ですが全国で「所有者不明土地※」が増えるなど、民法の規定が時代に合わなくなってきたため、時代背景に合わせて相隣関係の規定を改正する運びとなったのです。
※不動産登記簿等の所有者台帳により所有者が直ちに判明しない、または判明しても所有者に連絡が付かない土地

改正されてどう変わったのか。
具体例として、”お隣の伸びた木の枝が自敷地内に越境している”場合について検証してみます。

まず以前の民法では、”隣地の竹木の枝が境界線を越えるときは、その所有者に、その枝を切除させることができる”という規定だったため、お隣さんに「越境した枝を切って欲しい」とお願いはできても、その枝を勝手に切ることは許されていませんでした。
お願いしてもお隣さんが枝を切ってくれない場合は、裁判を提起する必要すらありました。
さらに、隣地所有者が不明の場合はお願いすらできないため、いつまでも枝が切除されないという問題もありました。

今回の改正民法では、以下の場合には裁判を起こさなくても、自分で越境した枝を切ることができるようになりました。
①竹木の所有者に切除するよう催告したにもかかわらず、竹木の所有者が相当の期間内に切除しないとき。
②竹木の所有者を知ることができず、又はその所在を知ることができないとき。
③急迫の事情があるとき。
ちなみに『隣地の使用』についても改正されており、隣地が「更地」や「所有者不明土地」であれば、隣地に立ち入って越境した枝を切ることが可能になりました。
但し、隣地に人が住んでいる場合には、その居住者の承諾がなければ立ち入ることはできません。

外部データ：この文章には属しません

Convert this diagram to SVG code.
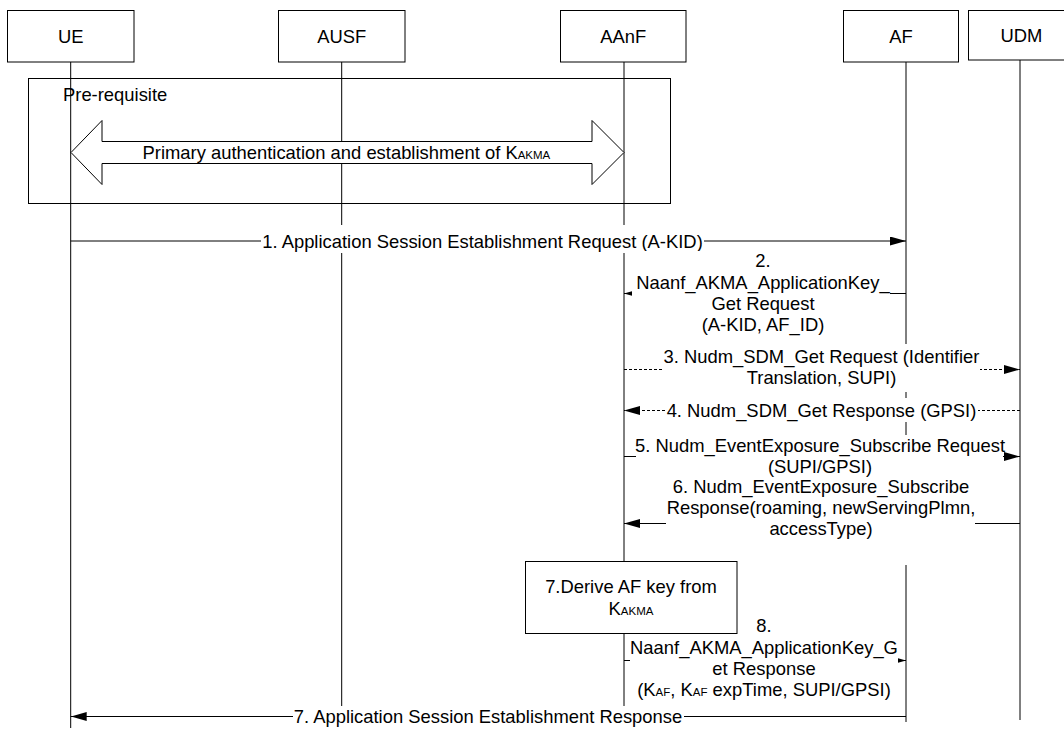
<svg xmlns="http://www.w3.org/2000/svg" width="1064" height="731" viewBox="0 0 1064 731">
<style>
text{font-family:"Liberation Sans",Arial,sans-serif;font-size:18.4px;fill:#000}
.c{text-anchor:middle}
.sub{font-size:11.5px}
.box{fill:#fff;stroke:#000;stroke-width:1}
.life{stroke:#000;stroke-width:1;fill:none}
.frame{fill:none;stroke:#000;stroke-width:1}
.msg{stroke:#000;stroke-width:1;fill:none}
.dash{stroke-dasharray:3,2}
.bg{fill:#fff;stroke:none}
</style>
<defs>
<marker id="ah" viewBox="0 0 16 9" refX="16" refY="4.5" markerWidth="16" markerHeight="9" orient="auto" markerUnits="userSpaceOnUse">
<path d="M0,0 L16,4.5 L0,9 z" fill="#000" stroke="none"/>
</marker>
</defs>

<g id="UE">
<line class="life" x1="70.7" y1="62" x2="70.7" y2="728"/>
<rect class="box" x="7.5" y="10.5" width="126.5" height="51.5"/>
<text class="c" x="70.7" y="42.5">UE</text>
</g>
<g id="AUSF">
<line class="life" x1="341.7" y1="62" x2="341.7" y2="728"/>
<rect class="box" x="278.5" y="10.5" width="126.5" height="51.5"/>
<text class="c" x="341.7" y="42.5">AUSF</text>
</g>
<g id="AAnF">
<line class="life" x1="624" y1="62" x2="624" y2="728"/>
<rect class="box" x="560.5" y="10.5" width="125.5" height="51.5"/>
<text class="c" x="623.3" y="42.5">AAnF</text>
</g>
<g id="AF">
<line class="life" x1="906" y1="62" x2="906" y2="722"/>
<rect class="box" x="843.5" y="10.5" width="115" height="51.5"/>
<text class="c" x="901" y="42.5">AF</text>
</g>
<g id="UDM">
<line class="life" x1="1020" y1="60" x2="1020" y2="720"/>
<rect class="box" x="968.5" y="10.5" width="110" height="49.5"/>
<text class="c" x="1021.5" y="42">UDM</text>
</g>

<g id="prerequisite">
<rect class="frame" x="28.5" y="78.5" width="642" height="125"/>
<text x="63" y="100.5">Pre-requisite</text>
<polygon class="box" points="71,152.5 102,120.5 102,141.5 592,141.5 592,120.5 624,152.5 592,184.5 592,163.5 102,163.5 102,184.5"/>
<text x="142.5" y="158.5">Primary authentication and establishment of K<tspan class="sub">AKMA</tspan></text>
</g>

<g id="connectors">
<g id="m1">
<line class="msg" x1="70.7" y1="241" x2="906" y2="241" marker-end="url(#ah)"/>
<rect class="bg" x="261" y="225" width="443" height="28"/>
<text class="c" x="482.5" y="247.5">1. Application Session Establishment Request (A-KID)</text>
</g>
<g id="m2">
<line class="msg" x1="906" y1="293.5" x2="624" y2="293.5" marker-end="url(#ah)"/>
<rect class="bg" x="632" y="251" width="258" height="86"/>
<text class="c" x="763" y="267">2.</text>
<text class="c" x="763" y="289">Naanf_AKMA_ApplicationKey_</text>
<text class="c" x="763" y="310">Get Request</text>
<text class="c" x="763" y="331">(A-KID, AF_ID)</text>
</g>
<g id="m3">
<line class="msg dash" x1="624" y1="369.5" x2="1020" y2="369.5" marker-end="url(#ah)"/>
<rect class="bg" x="662" y="344" width="318" height="48"/>
<text class="c" x="821.5" y="363">3. Nudm_SDM_Get Request (Identifier</text>
<text class="c" x="821.5" y="384">Translation, SUPI)</text>
</g>
<g id="m4">
<line class="msg dash" x1="1020" y1="410.5" x2="624" y2="410.5" marker-end="url(#ah)"/>
<rect class="bg" x="665" y="398" width="313" height="24"/>
<text class="c" x="821.5" y="417">4. Nudm_SDM_Get Response (GPSI)</text>
</g>
<g id="m5">
<line class="msg" x1="624" y1="456.5" x2="1020" y2="456.5" marker-end="url(#ah)"/>
<rect class="bg" x="636" y="435" width="367" height="43"/>
<text class="c" x="820" y="452">5. Nudm_EventExposure_Subscribe Request</text>
<text class="c" x="820" y="473">(SUPI/GPSI)</text>
</g>
<g id="m6">
<line class="msg" x1="1020" y1="523.5" x2="624" y2="523.5" marker-end="url(#ah)"/>
<rect class="bg" x="666" y="478" width="309" height="87"/>
<text class="c" x="821" y="493">6. Nudm_EventExposure_Subscribe</text>
<text class="c" x="821" y="514">Response(roaming, newServingPlmn,</text>
<text class="c" x="821" y="535">accessType)</text>
</g>
<g id="m8">
<line class="msg" x1="624" y1="660.5" x2="906" y2="660.5" marker-end="url(#ah)"/>
<rect class="bg" x="630" y="618" width="268" height="84"/>
<text class="c" x="764" y="632">8.</text>
<text class="c" x="764" y="653.5">Naanf_AKMA_ApplicationKey_G</text>
<text class="c" x="764" y="674.5">et Response</text>
<text class="c" x="764" y="695.5">(K<tspan class="sub">AF</tspan>, K<tspan class="sub">AF</tspan> expTime, SUPI/GPSI)</text>
</g>
<g id="m9">
<line class="msg" x1="906" y1="716.5" x2="70.7" y2="716.5" marker-end="url(#ah)"/>
<rect class="bg" x="293" y="706" width="391" height="25"/>
<text class="c" x="488" y="723">7. Application Session Establishment Response</text>
</g>
</g>

<g id="derive">
<rect class="box" x="525.5" y="561.5" width="211.5" height="72"/>
<text class="c" x="631" y="593">7.Derive AF key from</text>
<text class="c" x="631" y="615">K<tspan class="sub">AKMA</tspan></text>
</g>
</svg>
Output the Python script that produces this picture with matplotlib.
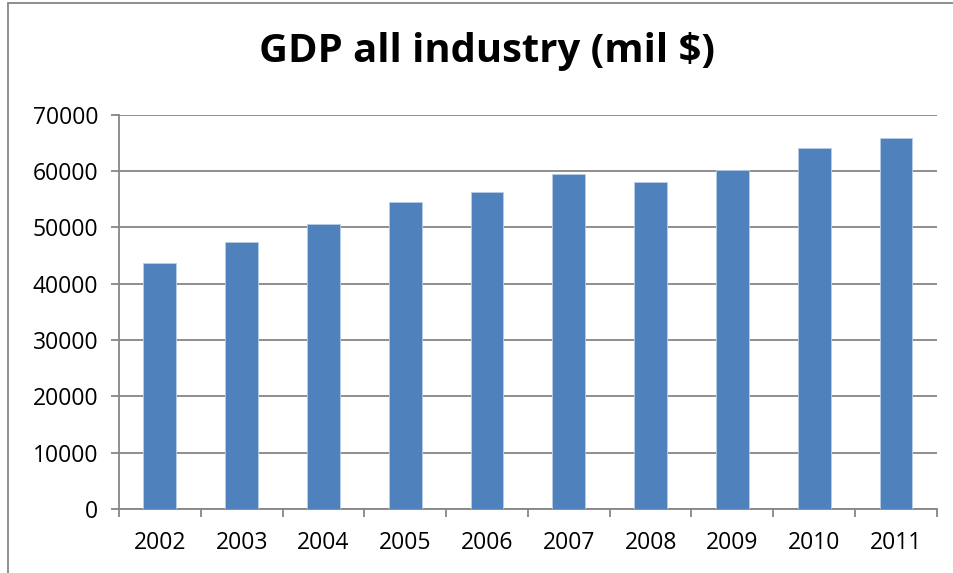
import matplotlib.pyplot as plt
from matplotlib.patches import Rectangle

# GDP, all industry, millions of dollars
years = ["2002", "2003", "2004", "2005", "2006", "2007", "2008", "2009", "2010", "2011"]
gdp = [43700, 47420, 50570, 54480, 56300, 59560, 58080, 60160, 64070, 65840]

plt.rcParams["font.family"] = ["Open Sans", "DejaVu Sans"]

fig = plt.figure(figsize=(9.54, 5.73), dpi=100)
ax = fig.add_axes([0.1247, 0.1117, 0.8573, 0.6881])

x = range(len(years))
ax.bar(x, gdp, width=0.40, color="#4f81bd", edgecolor="#b9cde5", linewidth=0.6, zorder=3)

ax.set_xlim(-0.5, len(years) - 0.5)
ax.set_ylim(0, 70000)
ax.set_yticks(range(0, 70001, 10000))
ax.set_yticklabels([str(v) for v in range(0, 70001, 10000)], fontsize=16.5)

# category labels centred under bars, ticks on the boundaries between them
ax.set_xticks([i - 0.5 for i in range(len(years) + 1)])
ax.set_xticklabels([])
ax.set_xticks(list(x), minor=True)
ax.set_xticklabels(years, minor=True, fontsize=16.5)
ax.tick_params(axis="x", which="major", length=6, width=1.3, color="#868686", direction="out")
ax.tick_params(axis="x", which="minor", length=0, pad=16)
ax.tick_params(axis="y", length=6, width=1.3, color="#868686", pad=9)

ax.grid(axis="y", color="#868686", linewidth=1.3, zorder=0)
for side in ("top", "right"):
    ax.spines[side].set_visible(False)
for side in ("left", "bottom"):
    ax.spines[side].set_color("#868686")
    ax.spines[side].set_linewidth(1.3)

fig.text(0.51, 0.91, "GDP all industry (mil $)", ha="center", va="center",
         fontsize=28.8, fontweight="bold")

# chart frame
fig.patches.append(Rectangle((8 / 954, -0.05), 1.2, 1.0 - 3 / 573 + 0.05,
                             transform=fig.transFigure, fill=False,
                             edgecolor="#868686", linewidth=1.3))

fig.savefig("out.png", dpi=100)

かなり現実に即した規定になったのではないかと感じますが、いかがでしょうか?
ただ改正民法はスタートしたばかりですので、今後は判断が分かれる部分も出てくると思われます。
『隣地の使用』について言えば、隣地が「空き家」の場合は明確に規定されていないため、判断に困る場面がありそうです。
心配な場合は自治体が行っている弁護士の無料相談会等を利用し、事前に相談することをおすすめします。
「お隣さん」とは上手くやっていきたいですからね。